Absolute Gravity Readings at Memorial University
The St John’s Campus of Memorial University is the host of one of only three absolute gravity reference stations on the island of Newfoundland. Station 991399 is located in a cool, quiet concrete bunker off the Munnels under the Science Building. Last month, gravity experts Jason Silliker and Rachel van Herpt from the Canadian Geodetic Survey of Natural Resources Canada brought their high accuracy absolute gravity meter FG5-236 (aka “Gertrude”) for a 24-hour-long set of measurements at the station.
The acceleration of gravity on the surface of the Earth is g = 9.8 m/s2. More precisely, Jason and Rachel found the value at our reference station to be g991399 = 9.808195878 ± 0.00000002 m/s2. In obtaining this accuracy and precision, they had to allow for the gravitational attraction of the Sun and Moon and the ocean tides, atmospheric pressure, loading from the ocean and the wobble of the Earth’s axis.
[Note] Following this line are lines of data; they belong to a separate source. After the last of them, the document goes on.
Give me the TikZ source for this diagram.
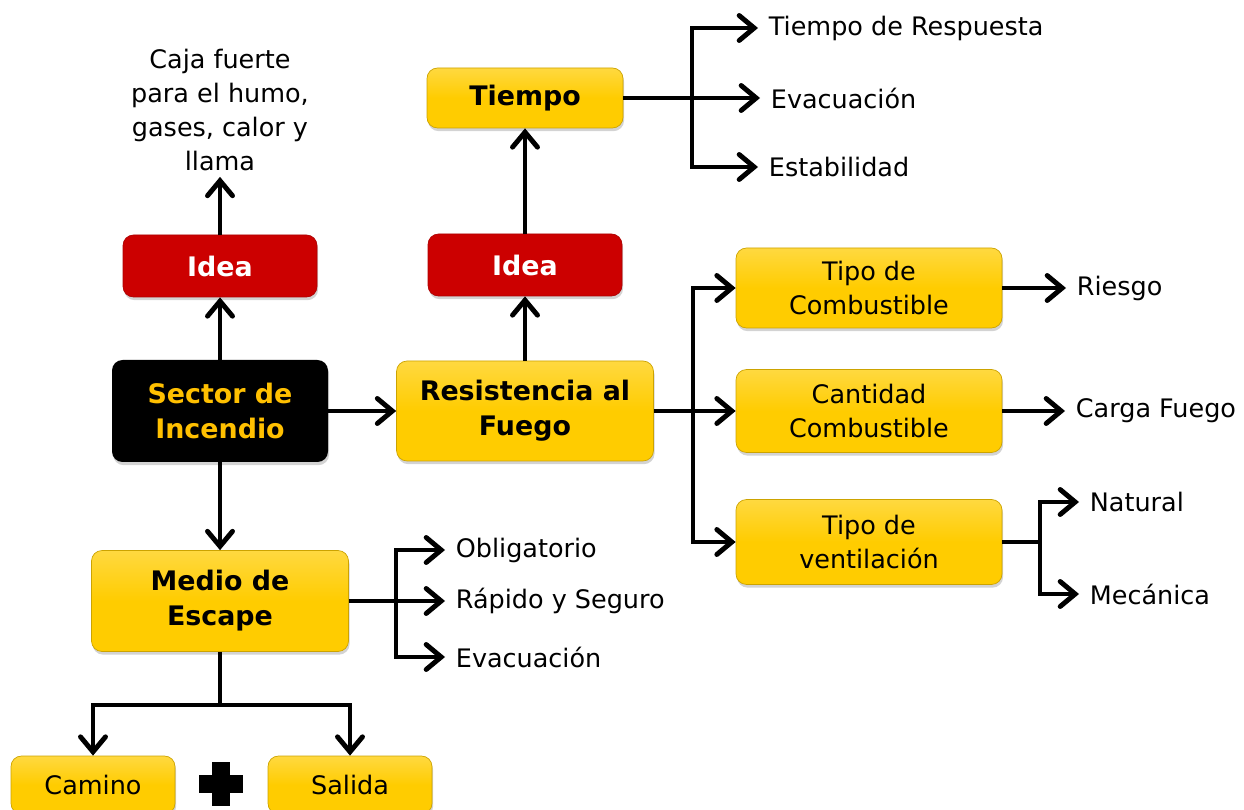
\documentclass[tikz,border=0pt]{standalone}
\usepackage{fontspec}
\setmainfont{DejaVu Sans}
\usepackage{xcolor}
\usetikzlibrary{arrows.meta, shadows}
\definecolor{boxyellow}{RGB}{255,204,0}
\definecolor{boxred}{RGB}{204,0,0}
\definecolor{txtyellow}{RGB}{255,192,0}

\begin{document}
\begin{tikzpicture}[x=0.02cm, y=-0.02cm]
\tikzstyle{every node}=[font=\fontsize{14.5}{19.5}\selectfont]
\tikzstyle{box}=[rounded corners=6pt, align=center, inner sep=0pt,
    drop shadow={opacity=0.35, shadow xshift=0.6pt, shadow yshift=-1.8pt}]
\tikzstyle{yelbox}=[box, top color=boxyellow!75!white, bottom color=boxyellow,
    middle color=boxyellow, draw=boxyellow!80!black, line width=0.4pt]
\tikzstyle{redbox}=[box, fill=boxred, draw=boxred!85!black, line width=0.4pt,
    text=white, font=\fontsize{15.3}{20}\selectfont\bfseries]
\tikzstyle{lbl}=[anchor=west, inner sep=6pt]
\tikzstyle{arr}=[-{Straight Barb[length=3mm, width=5mm, line cap=round]},
    line width=2.8pt]
\tikzstyle{ln}=[line width=2.8pt]

\useasboundingbox (0, 0) rectangle (1244, 810);

% central column
\node[box, fill=black, text=txtyellow, minimum width=216*0.02cm, minimum height=102*0.02cm,
    font=\fontsize{15.3}{20}\selectfont\bfseries] (sector) at (220, 411) {Sector de\\Incendio};
\node[redbox, minimum width=194*0.02cm, minimum height=62*0.02cm] (idea1) at (220, 266) {Idea};
\node[align=center, inner sep=3pt] (caja) at (220, 110) {Caja fuerte\\para el humo,\\gases, calor y\\llama};
\node[yelbox, minimum width=257*0.02cm, minimum height=101*0.02cm,
    font=\fontsize{15.3}{20}\selectfont\bfseries] (medio) at (220, 601) {Medio de\\Escape};
\node[yelbox, minimum width=164*0.02cm, minimum height=58*0.02cm] (camino) at (93, 785) {Camino};
\node[yelbox, minimum width=164*0.02cm, minimum height=58*0.02cm] (salida) at (350, 785) {Salida};
\fill (212, 762) rectangle (230, 806); % plus
\fill (199, 775) rectangle (243, 793);

\draw[arr] (sector.north) -- (idea1.south);
\draw[arr] (idea1.north) -- (caja.south);
\draw[arr] (sector.south) -- (medio.north);

% Resistencia al Fuego
\node[yelbox, minimum width=257*0.02cm, minimum height=100*0.02cm,
    font=\fontsize{15.3}{20}\selectfont\bfseries] (resist) at (525, 411) {Resistencia al\\Fuego};
\node[redbox, minimum width=194*0.02cm, minimum height=62*0.02cm] (idea2) at (525, 265) {Idea};
\node[yelbox, minimum width=196*0.02cm, minimum height=60*0.02cm,
    font=\fontsize{15.3}{20}\selectfont\bfseries] (tiempo) at (525, 98) {Tiempo};
\draw[arr] (sector.east) -- (sector.east -| resist.west);
\draw[arr] (resist.north) -- (idea2.south);
\draw[arr] (idea2.north) -- (tiempo.south);

% Tiempo
\node[lbl] (respuesta) at (758, 28) {Tiempo de Respuesta};
\node[lbl] (evac1) at (760, 98) {Evacuación};
\node[lbl] (estab) at (758, 167) {Estabilidad};
\coordinate (tb) at (692, 98);
\draw[ln] (tiempo.east) -- (tb);
\draw[arr] (tb) |- (respuesta.west);
\draw[arr] (tb) -- (evac1.west);
\draw[arr] (tb) |- (estab.west);

% combustible
\node[yelbox, minimum width=266*0.02cm, minimum height=80*0.02cm] (tipocomb) at (869, 288) {Tipo de\\Combustible};
\node[yelbox, minimum width=266*0.02cm, minimum height=83*0.02cm] (cantidad) at (869, 411) {Cantidad\\Combustible};
\node[yelbox, minimum width=266*0.02cm, minimum height=85*0.02cm] (ventila) at (869, 542) {Tipo de\\ventilación};
\coordinate (rb) at (693, 411);
\draw[ln] (resist.east) -- (rb);
\draw[arr] (rb) |- (tipocomb.west);
\draw[arr] (rb) -- (cantidad.west);
\draw[arr] (rb) |- (ventila.west);

\node[lbl] (riesgo) at (1066, 288) {Riesgo};
\node[lbl] (carga) at (1065, 411) {Carga Fuego};
\node[lbl] (natural) at (1079, 502) {Natural};
\node[lbl] (mecanica) at (1079, 594) {Mecánica};
\draw[arr] (tipocomb.east) -- (riesgo.west);
\draw[arr] (cantidad.east) -- (carga.west);
\coordinate (vb) at (1040, 542);
\draw[ln] (ventila.east) -- (vb);
\draw[arr] (vb) |- (natural.west);
\draw[arr] (vb) |- (mecanica.west);

% Medio de Escape
\node[lbl] (oblig) at (445, 550) {Obligatorio};
\node[lbl] (rapido) at (445, 601) {Rápido y Seguro};
\node[lbl] (evac2) at (445, 657) {Evacuación};
\coordinate (mb) at (396, 601);
\draw[ln] (medio.east) -- (mb);
\draw[arr] (mb) |- (oblig.west);
\draw[arr] (mb) |- (rapido.west);
\draw[arr] (mb) |- (evac2.west);

\coordinate (md) at (220, 705);
\draw[ln] (medio.south) -- (md);
\draw[arr] (md) -| (camino.north);
\draw[arr] (md) -| (salida.north);
\end{tikzpicture}
\end{document}
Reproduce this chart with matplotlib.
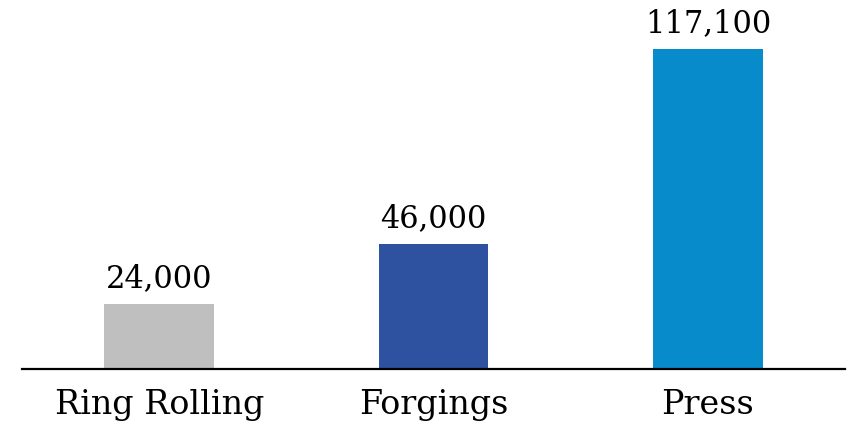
import matplotlib.pyplot as plt

categories = ["Ring Rolling", "Forgings", "Press"]
values = [24000, 46000, 117100]
colors = ["#BFBFBF", "#2F52A0", "#088BCB"]

fig = plt.figure(figsize=(8.47, 4.28), dpi=100)
ax = fig.add_axes([0.026, 0.1367, 0.9717, 0.8633])

x = range(len(categories))
bars = ax.bar(x, values, width=0.4, color=colors)
ax.set_xlim(-0.5, 2.5)
ax.set_ylim(0, 135000)

for b, v in zip(bars, values):
    ax.annotate(f"{v:,}", (b.get_x() + b.get_width() / 2, v), xytext=(0, 7),
                textcoords="offset points", ha="center", va="bottom",
                family="DejaVu Serif", fontsize=22)

ax.set_xticks(list(x))
ax.set_xticklabels(categories, family="DejaVu Serif", fontsize=24)
ax.tick_params(axis="x", length=0, pad=14)
ax.set_yticks([])
for s in ["top", "right", "left"]:
    ax.spines[s].set_visible(False)
ax.spines["bottom"].set_linewidth(1.6)

fig.savefig("out.png", dpi=100)
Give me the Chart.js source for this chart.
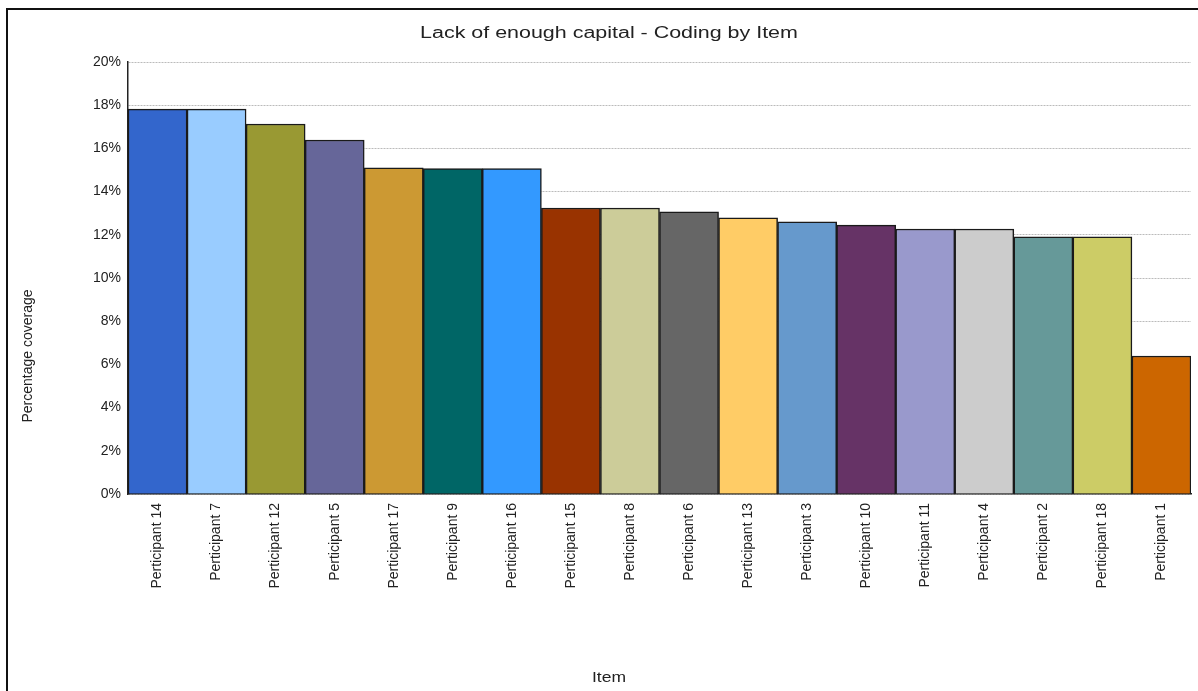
<!DOCTYPE html>
<html>
<head>
<meta charset="utf-8">
<script src="https://cdn.jsdelivr.net/npm/chart.js@4/dist/chart.umd.min.js"></script>
<style>
  body { margin: 0; background: #fff; overflow: hidden; }
  #frame { position: absolute; left: 6px; top: 8px; width: 1400px; height: 900px; border: 2px solid #111; }
  #chart { position: absolute; left: 0; top: 0; }
</style>
</head>
<body>
<div id="frame"></div>
<canvas id="chart" width="1198" height="691"></canvas>
<script>
// categories, sorted by coverage (spelling as in the source chart)
const participants = [
  'Perticipant 14', 'Perticipant 7', 'Perticipant 12', 'Perticipant 5', 'Perticipant 17',
  'Perticipant 9', 'Perticipant 16', 'Perticipant 15', 'Perticipant 8', 'Perticipant 6',
  'Perticipant 13', 'Perticipant 3', 'Perticipant 10', 'Perticipant 11', 'Perticipant 4',
  'Perticipant 2', 'Perticipant 18', 'Perticipant 1'
];
// percentage coverage
const coverage = [17.82, 17.82, 17.13, 16.39, 15.1, 15.07, 15.07, 13.24, 13.24, 13.06,
  12.78, 12.6, 12.45, 12.27, 12.27, 11.91, 11.91, 6.39];
const barColors = [
  '#3366CC', '#99CCFF', '#999933', '#666699', '#CC9933', '#006666', '#3399FF', '#993300',
  '#CCCC99', '#666666', '#FFCC66', '#6699CC', '#663366', '#9999CC', '#CCCCCC', '#669999',
  '#CCCC66', '#CC6600'
];
const yTicks = [0, 2, 4, 6, 8, 10, 12, 14, 16, 18, 20];

const chartTitle = 'Lack of enough capital - Coding by Item';
const xTitle = 'Item';
const yTitle = 'Percentage coverage';

const font = 'Liberation Sans, Arial, sans-serif';

// the source renders its horizontal text wide, so draw titles stretched
function wideText(c, text, x, y, size, stretch) {
  c.save();
  c.font = size + 'px ' + font;
  c.fillStyle = '#222';
  c.textAlign = 'center';
  c.textBaseline = 'alphabetic';
  c.translate(x, y);
  c.scale(stretch, 1);
  c.fillText(text, 0, 0);
  c.restore();
}

const titles = {
  id: 'titles',
  afterDraw(chart) {
    const c = chart.ctx;
    wideText(c, chartTitle, 609, 38, 16, 1.34);
    wideText(c, xTitle, 609, 682, 14, 1.25);
    c.save();
    c.font = '14px ' + font;
    c.fillStyle = '#222';
    c.textAlign = 'center';
    c.textBaseline = 'middle';
    c.translate(28, 356);
    c.rotate(-Math.PI / 2);
    c.fillText(yTitle, 0, 0);
    c.restore();
  }
};

const ctx = document.getElementById('chart').getContext('2d');

new Chart(ctx, {
  type: 'bar',
  data: {
    labels: participants,
    datasets: [{
      data: coverage,
      backgroundColor: barColors,
      borderColor: '#1a1a1a',
      borderWidth: 1.5,
      barPercentage: 1,
      categoryPercentage: 1
    }]
  },
  plugins: [titles],
  options: {
    responsive: false,
    animation: false,
    layout: { padding: { left: 0, right: 7, top: 62, bottom: 0 } },
    plugins: {
      legend: { display: false },
      tooltip: { enabled: false },
      title: { display: false }
    },
    scales: {
      x: {
        grid: { display: false },
        border: { display: true, color: '#222', width: 1.5 },
        ticks: {
          color: '#222',
          font: { family: font, size: 14 },
          minRotation: 90,
          maxRotation: 90,
          autoSkip: false,
          padding: 1
        },
        afterFit: function(scale) { scale.height = 197; }
      },
      y: {
        min: 0,
        max: 20,
        afterBuildTicks: function(scale) {
          scale.ticks = yTicks.map(v => ({ value: v }));
        },
        grid: { color: '#bbbbbb', lineWidth: 1, drawTicks: false },
        border: { display: true, color: '#222', width: 1.5, dash: [2, 1] },
        ticks: {
          color: '#222',
          font: { family: font, size: 14 },
          padding: 7,
          callback: v => v + '%'
        },
        afterFit: function(scale) { scale.width = 128; }
      }
    }
  }
});
</script>
</body>
</html>
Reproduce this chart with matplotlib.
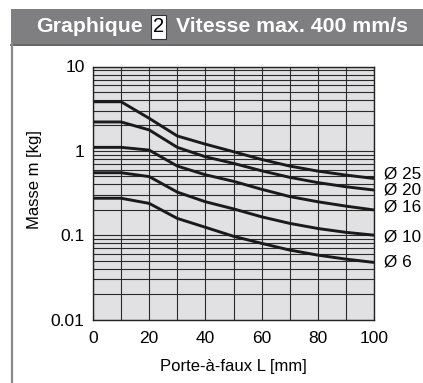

The determined value is 0.00000015 m/s2 lower than when they last measured it in 2010, a difference Jason says is probably explained by a difference in the amount of water in the soil above the station: the gravity value here is known to vary depending on the time of year. As part of adjustments to surface elevation after the melting of a Canada-wide ice sheet from the last ice age, St John’s is sinking relative to the centre of the Earth at a rate of 1.09 mm/year. However, the resulting tiny increase in gravity is not detectable at this site.
Absolute gravity measurements have three important applications. First, they can be used to track changes in such quantities as the amount of groundwater at sites across Canada, particularly significant in this time of global climate change. Second, gravity changes due to tectonic movements aid in our understanding of the structure and dynamics of our planet. Third, they are reference points for all other types of gravity surveys, such as those used in natural resource exploration.
FG5 absolute gravity meters work by timing a mass dropping in a vacuum. Relative gravity meters work by measuring the extension of a spring: because the properties of the spring are constantly changing, they must be regularly calibrated at reference stations. These relative meters are use in exploration surveys and various other studies.
The Department of Earth Sciences owns a Scintrex CG-5 survey gravity meter. This meter (unlike Gertrude!) is easily portable and it is used in undergraduate and graduate courses in exploration geophysics and for graduate projects on oil and gas and mineral deposits. It is periodically calibrated at station 991399. Jason and Rachel used our CG-5 to measure how gravity changes with elevation (the gravity gradient) by placing it on platforms at three well-determined heights above station 991399. From the results they could determine how well the CG-5 is performing. The good news is that our gravity meter is operating at the top of its game.